The Living History Engineer's

Triangulation

In short, there are two methods to use in calculating distances using triangulation. For the more accurate and scientific, you will need a table of logarithmic functions. These predate the Civil War by many years and their use in triangulation is attested at the Lewis & Clark page at http://www.surveyhistory.org/distance_across_a_river.htm. The actual formula can be seen (along with diagram) at http://pirate.shu.edu/~ashworha/astro/labex1_2.html, from which it would appear that you need only one angle and one distance (the baseline).

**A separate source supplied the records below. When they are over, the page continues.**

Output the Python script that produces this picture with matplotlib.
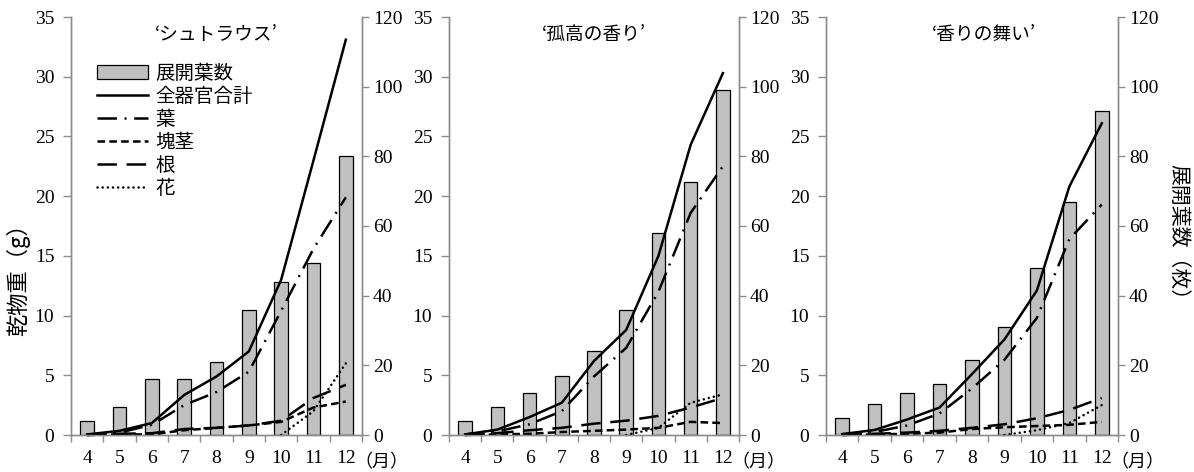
import matplotlib
matplotlib.use('Agg')
import matplotlib.pyplot as plt
import numpy as np

nan = np.nan
months = ['4', '5', '6', '7', '8', '9', '10', '11', '12']

titles = ['‘シュトラウス’', '‘孤高の香り’', '‘香りの舞い’']

# 展開葉数 (right axis)
leaves1 = [4, 8, 16, 16, 21, 36, 44, 49.5, 80]
leaves2 = [4, 8, 12, 17, 24, 36, 58, 72.7, 99]
leaves3 = [5, 9, 12, 14.5, 21.5, 31, 48, 67, 93]

# 乾物重 (left axis)
total1 = [0.05, 0.35, 1.0, 3.35, 4.9, 7.0, 13.0, 23.0, 33.1]
leaf1 = [0.0, 0.2, 0.85, 2.5, 3.6, 5.3, 10.4, 15.6, 19.9]
tuber1 = [0.0, 0.05, 0.05, 0.4, 0.6, 0.8, 1.1, 2.3, 2.8]
root1 = [0.0, 0.1, 0.15, 0.5, 0.6, 0.8, 1.2, 3.1, 4.2]
flower1 = [nan, nan, nan, nan, nan, nan, 0.0, 2.0, 6.0]

total2 = [0.05, 0.45, 1.5, 2.7, 6.2, 8.8, 15.0, 24.3, 30.3]
leaf2 = [0.05, 0.3, 0.9, 2.0, 4.9, 7.3, 12.0, 18.6, 22.5]
tuber2 = [0.0, 0.05, 0.1, 0.25, 0.35, 0.45, 0.6, 1.1, 1.0]
root2 = [0.0, 0.15, 0.4, 0.6, 0.95, 1.2, 1.6, 2.3, 3.1]
flower2 = [nan, nan, nan, nan, nan, 0.0, 0.6, 2.7, 3.4]

total3 = [0.08, 0.42, 1.3, 2.3, 5.1, 8.0, 12.1, 20.8, 26.1]
leaf3 = [0.05, 0.25, 0.8, 1.8, 3.9, 6.3, 9.8, 16.4, 19.3]
tuber3 = [0.0, 0.05, 0.1, 0.2, 0.5, 0.65, 0.75, 0.85, 1.1]
root3 = [0.0, 0.1, 0.2, 0.35, 0.6, 0.9, 1.4, 2.1, 3.1]
flower3 = [nan, nan, nan, nan, nan, 0.0, 0.4, 1.0, 2.5]

JP = ['Noto Sans CJK JP', 'DejaVu Sans']
NUM = 'Liberation Serif'
GRAY = '#8c8c8c'

plt.rcParams['lines.scale_dashes'] = False
plt.rcParams['font.family'] = JP

fig = plt.figure(figsize=(11.94, 4.72), dpi=100)

boxes = [(71, 362), (449, 739), (826, 1118)]
W, H = 1194.0, 472.0
top_px, bot_px = 17, 435


def draw_panel(x0, x1, title, leaves, total, leaf, tuber, root, flower, title_x=0.5):
    ax = fig.add_axes([x0 / W, 1 - bot_px / H, (x1 - x0) / W, (bot_px - top_px) / H])
    ax2 = ax.twinx()
    x = np.arange(len(months))

    bars = ax2.bar(x, leaves, width=0.42, color='#c0c0c0', edgecolor='black',
                   linewidth=0.9, label='展開葉数')
    ax2.set_ylim(0, 120)
    ax2.set_yticks(range(0, 121, 20))

    lw = 1.8
    l_tot, = ax.plot(x, total, color='black', lw=lw, label='全器官合計', clip_on=False)
    l_leaf, = ax.plot(x, leaf, color='black', lw=lw, label='葉', clip_on=False,
                      linestyle=(0, (14, 5.5, 1.4, 5.5)))
    l_tub, = ax.plot(x, tuber, color='black', lw=lw, label='塊茎', clip_on=False,
                     linestyle=(0, (5.5, 3)))
    l_root, = ax.plot(x, root, color='black', lw=lw, label='根', clip_on=False,
                      linestyle=(0, (14, 7)))
    l_fl, = ax.plot(x, flower, color='black', lw=lw, label='花', clip_on=False,
                    linestyle=(0, (0.1, 3.6)), dash_capstyle='round')

    ax.set_ylim(0, 35)
    ax.set_yticks(range(0, 36, 5))
    ax.set_xlim(-0.5, len(months) - 0.5)
    ax.set_xticks(x)
    ax.set_xticklabels(months)
    ax.set_xticks(np.arange(-0.5, len(months), 1.0), minor=True)

    ax.set_zorder(ax2.get_zorder() + 1)
    ax.patch.set_visible(False)

    for a in (ax, ax2):
        a.spines['top'].set_visible(False)
        for s in ('left', 'right', 'bottom'):
            a.spines[s].set_color(GRAY)
            a.spines[s].set_linewidth(1.0)
    ax.tick_params(axis='x', which='major', length=0, pad=11)
    ax.tick_params(axis='x', which='minor', length=5, color=GRAY, width=1.0)
    ax.tick_params(axis='y', length=6, color=GRAY, width=1.0, pad=6)
    ax2.tick_params(axis='y', length=5, color=GRAY, width=1.0, pad=3)
    for lab in ax.get_xticklabels() + ax.get_yticklabels() + ax2.get_yticklabels():
        lab.set_fontfamily(NUM)
        lab.set_fontsize(14)

    ax.text(title_x, 0.958, title, transform=ax.transAxes, ha='center', va='center',
            fontsize=13.5, family=JP)
    ax.text(8.27, -0.065, '（月）', transform=ax.get_xaxis_transform(), ha='left',
            va='center', fontsize=13, family=JP, clip_on=False)
    return ax, [bars, l_tot, l_leaf, l_tub, l_root, l_fl]


ax1, handles = draw_panel(*boxes[0], titles[0], leaves1, total1, leaf1, tuber1, root1, flower1)
draw_panel(*boxes[1], titles[1], leaves2, total2, leaf2, tuber2, root2, flower2)
draw_panel(*boxes[2], titles[2], leaves3, total3, leaf3, tuber3, root3, flower3, title_x=0.54)

ax1.legend(handles=handles, loc='upper left', bbox_to_anchor=(0.09, 0.89),
           frameon=False, fontsize=14, handlelength=2.6, handletextpad=0.4,
           labelspacing=0.1, borderpad=0, borderaxespad=0)

fig.text(18 / W, 1 - 274 / H, '乾物重（g）', rotation=90, ha='center', va='center',
         fontsize=16, family=JP)
fig.text(1178 / W, 1 - 237 / H, '展開葉数（枚）', rotation=270, ha='center', va='center',
         fontsize=15, family=JP)

fig.savefig('out.png', dpi=100)
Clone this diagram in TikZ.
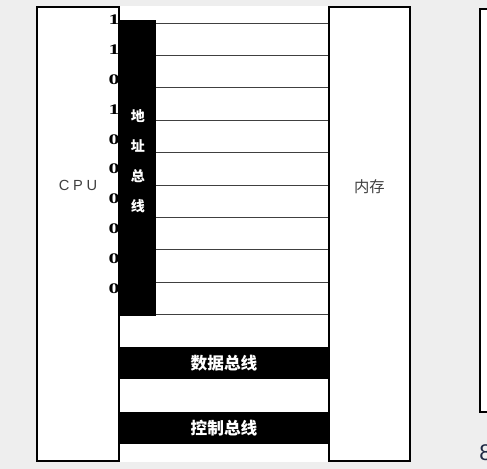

A simpler way to calculate the distance is to use similar triangles. By this I mean that you would measure out your baseline such that the far end of it (point "B") was at a 90 degree angle to the point to which you want to measure (point "C"). Then measure the angle from the near end of the baseline (point "A") to point "C". Using the length of the baseline and the two angle measurements (90 degrees and "whatever"), draw a smaller identical triangle on a piece of paper, such that you know that the actual length of the baseline "AB" (say it's 100') equates to say 1' on the paper. Using the ratio of 1:100, draw the line from point "A" to point "C" (your target), and then simply measure it and multiply by 100 (in this case). This is the simplest method, although it takes a bit of explaining. Your men will at least look very knowledgeable running around taking all these measurements! I suspect that this latter means was what was more usually employed.